### INSTRUCTIONS FOR THE TASK
Write the entries below out again exactly; any picture in them stays out.

================================

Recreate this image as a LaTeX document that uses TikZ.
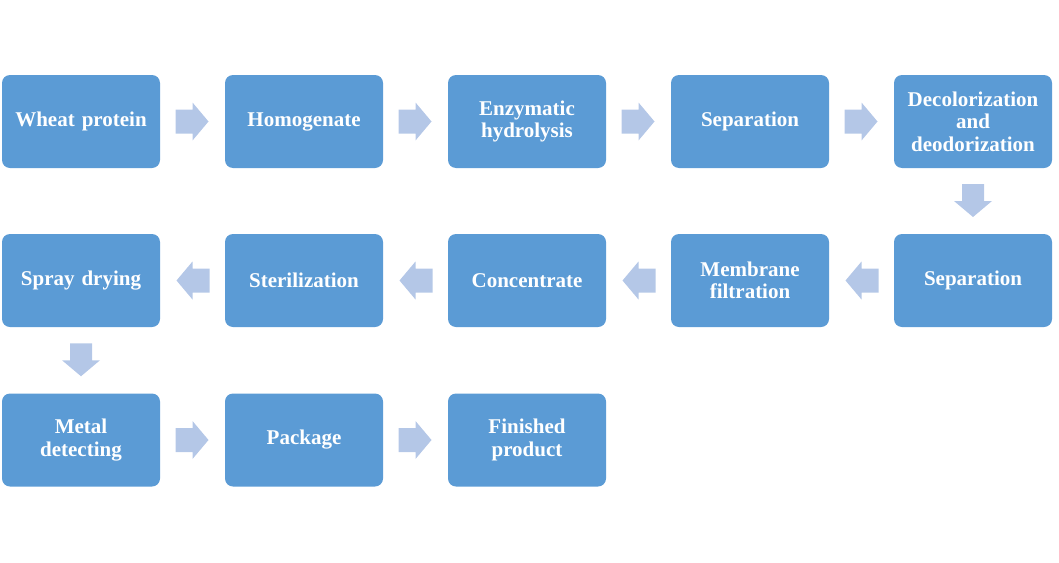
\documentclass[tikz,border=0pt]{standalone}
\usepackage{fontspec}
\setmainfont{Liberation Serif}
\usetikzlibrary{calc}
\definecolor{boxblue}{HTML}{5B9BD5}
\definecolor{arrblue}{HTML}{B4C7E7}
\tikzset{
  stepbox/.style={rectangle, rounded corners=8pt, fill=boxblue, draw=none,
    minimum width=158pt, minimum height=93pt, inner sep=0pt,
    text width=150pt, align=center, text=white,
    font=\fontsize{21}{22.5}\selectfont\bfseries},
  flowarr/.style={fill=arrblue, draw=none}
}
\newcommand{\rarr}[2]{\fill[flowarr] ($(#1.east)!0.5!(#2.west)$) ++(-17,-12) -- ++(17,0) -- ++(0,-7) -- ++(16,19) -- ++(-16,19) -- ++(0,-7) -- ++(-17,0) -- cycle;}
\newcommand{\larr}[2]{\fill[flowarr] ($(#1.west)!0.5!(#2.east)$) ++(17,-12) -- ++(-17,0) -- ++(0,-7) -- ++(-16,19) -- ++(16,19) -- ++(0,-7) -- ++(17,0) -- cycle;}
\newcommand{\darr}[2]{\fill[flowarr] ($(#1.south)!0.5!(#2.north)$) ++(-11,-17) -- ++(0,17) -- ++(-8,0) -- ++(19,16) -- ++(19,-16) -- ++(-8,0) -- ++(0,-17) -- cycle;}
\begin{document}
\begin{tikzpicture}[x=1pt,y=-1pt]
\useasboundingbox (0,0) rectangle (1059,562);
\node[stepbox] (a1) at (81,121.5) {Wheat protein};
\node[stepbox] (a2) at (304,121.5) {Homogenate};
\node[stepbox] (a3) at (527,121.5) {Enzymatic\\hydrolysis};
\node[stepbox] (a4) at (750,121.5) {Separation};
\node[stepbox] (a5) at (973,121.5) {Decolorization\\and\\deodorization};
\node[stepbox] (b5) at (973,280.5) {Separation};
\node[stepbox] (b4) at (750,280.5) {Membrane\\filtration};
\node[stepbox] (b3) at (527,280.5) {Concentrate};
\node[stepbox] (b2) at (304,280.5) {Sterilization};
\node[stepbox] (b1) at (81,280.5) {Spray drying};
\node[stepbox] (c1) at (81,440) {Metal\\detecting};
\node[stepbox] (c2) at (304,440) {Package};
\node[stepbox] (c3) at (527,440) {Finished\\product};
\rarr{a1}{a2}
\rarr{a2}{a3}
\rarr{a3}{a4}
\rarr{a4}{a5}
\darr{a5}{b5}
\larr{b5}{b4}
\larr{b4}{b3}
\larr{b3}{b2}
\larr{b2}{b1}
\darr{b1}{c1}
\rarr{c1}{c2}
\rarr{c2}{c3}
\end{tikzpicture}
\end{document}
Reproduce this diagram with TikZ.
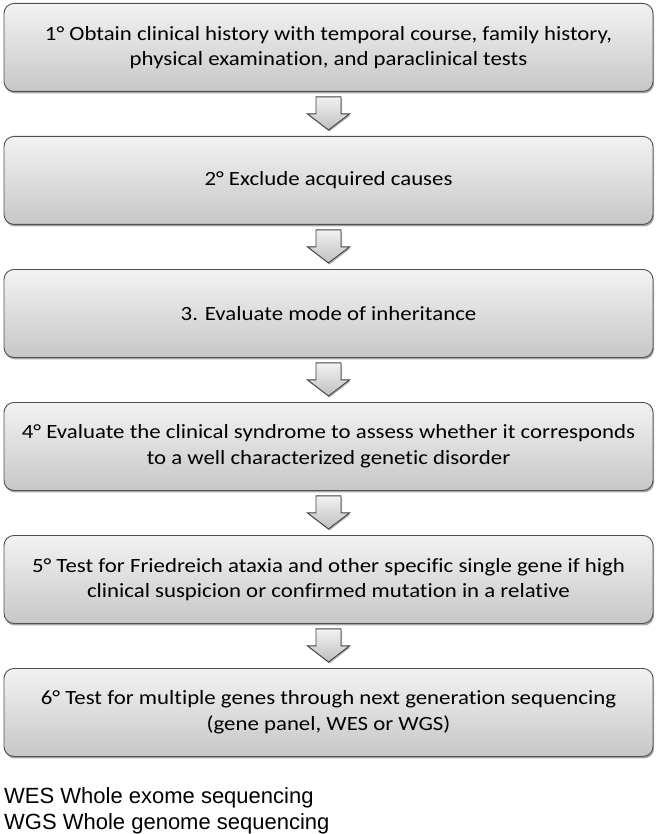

================================

### CORRECT RESULT
Recreate this image as a LaTeX document that uses TikZ.
\documentclass[tikz,border=0pt]{standalone}
\usepackage{fontspec}
\setmainfont{Liberation Serif}
\usetikzlibrary{calc}
\definecolor{boxblue}{HTML}{5B9BD5}
\definecolor{arrblue}{HTML}{B4C7E7}
\tikzset{
  stepbox/.style={rectangle, rounded corners=8pt, fill=boxblue, draw=none,
    minimum width=158pt, minimum height=93pt, inner sep=0pt,
    text width=150pt, align=center, text=white,
    font=\fontsize{21}{22.5}\selectfont\bfseries},
  flowarr/.style={fill=arrblue, draw=none}
}
\newcommand{\rarr}[2]{\fill[flowarr] ($(#1.east)!0.5!(#2.west)$) ++(-17,-12) -- ++(17,0) -- ++(0,-7) -- ++(16,19) -- ++(-16,19) -- ++(0,-7) -- ++(-17,0) -- cycle;}
\newcommand{\larr}[2]{\fill[flowarr] ($(#1.west)!0.5!(#2.east)$) ++(17,-12) -- ++(-17,0) -- ++(0,-7) -- ++(-16,19) -- ++(16,19) -- ++(0,-7) -- ++(17,0) -- cycle;}
\newcommand{\darr}[2]{\fill[flowarr] ($(#1.south)!0.5!(#2.north)$) ++(-11,-17) -- ++(0,17) -- ++(-8,0) -- ++(19,16) -- ++(19,-16) -- ++(-8,0) -- ++(0,-17) -- cycle;}
\begin{document}
\begin{tikzpicture}[x=1pt,y=-1pt]
\useasboundingbox (0,0) rectangle (1059,562);
\node[stepbox] (a1) at (81,121.5) {Wheat protein};
\node[stepbox] (a2) at (304,121.5) {Homogenate};
\node[stepbox] (a3) at (527,121.5) {Enzymatic\\hydrolysis};
\node[stepbox] (a4) at (750,121.5) {Separation};
\node[stepbox] (a5) at (973,121.5) {Decolorization\\and\\deodorization};
\node[stepbox] (b5) at (973,280.5) {Separation};
\node[stepbox] (b4) at (750,280.5) {Membrane\\filtration};
\node[stepbox] (b3) at (527,280.5) {Concentrate};
\node[stepbox] (b2) at (304,280.5) {Sterilization};
\node[stepbox] (b1) at (81,280.5) {Spray drying};
\node[stepbox] (c1) at (81,440) {Metal\\detecting};
\node[stepbox] (c2) at (304,440) {Package};
\node[stepbox] (c3) at (527,440) {Finished\\product};
\rarr{a1}{a2}
\rarr{a2}{a3}
\rarr{a3}{a4}
\rarr{a4}{a5}
\darr{a5}{b5}
\larr{b5}{b4}
\larr{b4}{b3}
\larr{b3}{b2}
\larr{b2}{b1}
\darr{b1}{c1}
\rarr{c1}{c2}
\rarr{c2}{c3}
\end{tikzpicture}
\end{document}
Reproduce this diagram with TikZ.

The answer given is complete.